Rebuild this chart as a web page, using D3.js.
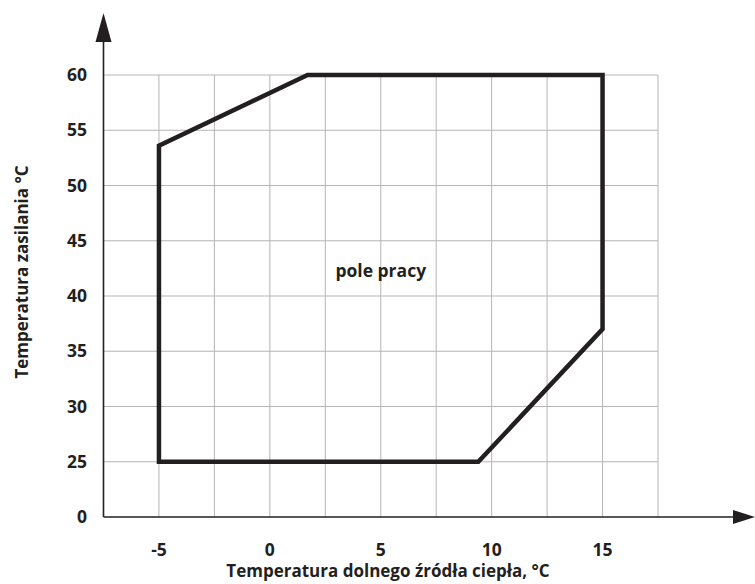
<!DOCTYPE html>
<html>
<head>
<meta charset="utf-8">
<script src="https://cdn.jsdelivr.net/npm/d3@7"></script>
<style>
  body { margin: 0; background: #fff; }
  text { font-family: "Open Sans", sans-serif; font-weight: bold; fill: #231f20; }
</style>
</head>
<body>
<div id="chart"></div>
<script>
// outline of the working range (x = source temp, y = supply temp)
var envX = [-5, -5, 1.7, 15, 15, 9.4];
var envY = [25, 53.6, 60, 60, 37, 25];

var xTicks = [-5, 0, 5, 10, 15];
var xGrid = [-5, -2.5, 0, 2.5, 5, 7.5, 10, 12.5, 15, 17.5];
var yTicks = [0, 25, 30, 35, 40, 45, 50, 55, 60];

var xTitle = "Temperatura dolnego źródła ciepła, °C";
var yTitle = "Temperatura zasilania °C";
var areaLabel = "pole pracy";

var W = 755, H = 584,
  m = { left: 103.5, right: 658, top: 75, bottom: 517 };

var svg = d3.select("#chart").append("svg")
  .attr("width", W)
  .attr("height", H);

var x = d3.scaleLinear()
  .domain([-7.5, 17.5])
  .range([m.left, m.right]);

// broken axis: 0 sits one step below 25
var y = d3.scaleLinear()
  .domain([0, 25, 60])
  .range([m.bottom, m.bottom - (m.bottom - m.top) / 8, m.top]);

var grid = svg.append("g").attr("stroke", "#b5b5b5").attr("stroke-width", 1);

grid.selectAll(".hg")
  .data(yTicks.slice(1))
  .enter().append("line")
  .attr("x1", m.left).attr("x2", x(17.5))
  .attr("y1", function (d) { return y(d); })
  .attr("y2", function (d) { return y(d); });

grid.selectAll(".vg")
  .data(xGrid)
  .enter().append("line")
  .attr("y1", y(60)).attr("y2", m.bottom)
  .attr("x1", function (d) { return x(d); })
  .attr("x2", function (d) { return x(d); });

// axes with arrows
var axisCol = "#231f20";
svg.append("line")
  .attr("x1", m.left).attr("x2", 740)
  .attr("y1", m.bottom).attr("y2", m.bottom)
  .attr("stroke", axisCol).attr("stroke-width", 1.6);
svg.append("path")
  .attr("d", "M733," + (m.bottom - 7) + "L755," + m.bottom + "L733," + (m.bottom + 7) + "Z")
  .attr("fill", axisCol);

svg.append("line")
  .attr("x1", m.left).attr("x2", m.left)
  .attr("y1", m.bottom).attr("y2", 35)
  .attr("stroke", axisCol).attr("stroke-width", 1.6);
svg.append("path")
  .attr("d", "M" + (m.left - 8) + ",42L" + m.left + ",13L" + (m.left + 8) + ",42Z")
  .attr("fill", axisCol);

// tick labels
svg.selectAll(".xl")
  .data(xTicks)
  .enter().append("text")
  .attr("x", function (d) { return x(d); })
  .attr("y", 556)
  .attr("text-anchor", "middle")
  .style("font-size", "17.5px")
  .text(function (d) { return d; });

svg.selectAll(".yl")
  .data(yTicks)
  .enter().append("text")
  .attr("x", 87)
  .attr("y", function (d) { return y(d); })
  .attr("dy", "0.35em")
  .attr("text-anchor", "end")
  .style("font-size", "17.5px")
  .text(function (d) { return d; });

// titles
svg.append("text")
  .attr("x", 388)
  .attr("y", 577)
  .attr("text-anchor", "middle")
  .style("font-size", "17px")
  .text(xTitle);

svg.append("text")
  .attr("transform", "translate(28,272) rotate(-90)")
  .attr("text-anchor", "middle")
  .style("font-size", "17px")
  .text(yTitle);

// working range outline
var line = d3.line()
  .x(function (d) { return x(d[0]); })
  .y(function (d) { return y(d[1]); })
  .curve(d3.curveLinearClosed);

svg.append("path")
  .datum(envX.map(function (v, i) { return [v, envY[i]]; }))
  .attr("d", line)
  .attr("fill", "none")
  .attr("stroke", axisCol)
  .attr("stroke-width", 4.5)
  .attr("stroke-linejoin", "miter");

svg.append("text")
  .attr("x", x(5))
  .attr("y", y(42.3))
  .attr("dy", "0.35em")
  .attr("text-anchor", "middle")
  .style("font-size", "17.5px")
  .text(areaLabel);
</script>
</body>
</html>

Task details: Pull every line containing "chart" from the data.

Output for this exercise:
Rebuild this chart as a web page, using D3.js.
<div id="chart"></div>
var svg = d3.select("#chart").append("svg")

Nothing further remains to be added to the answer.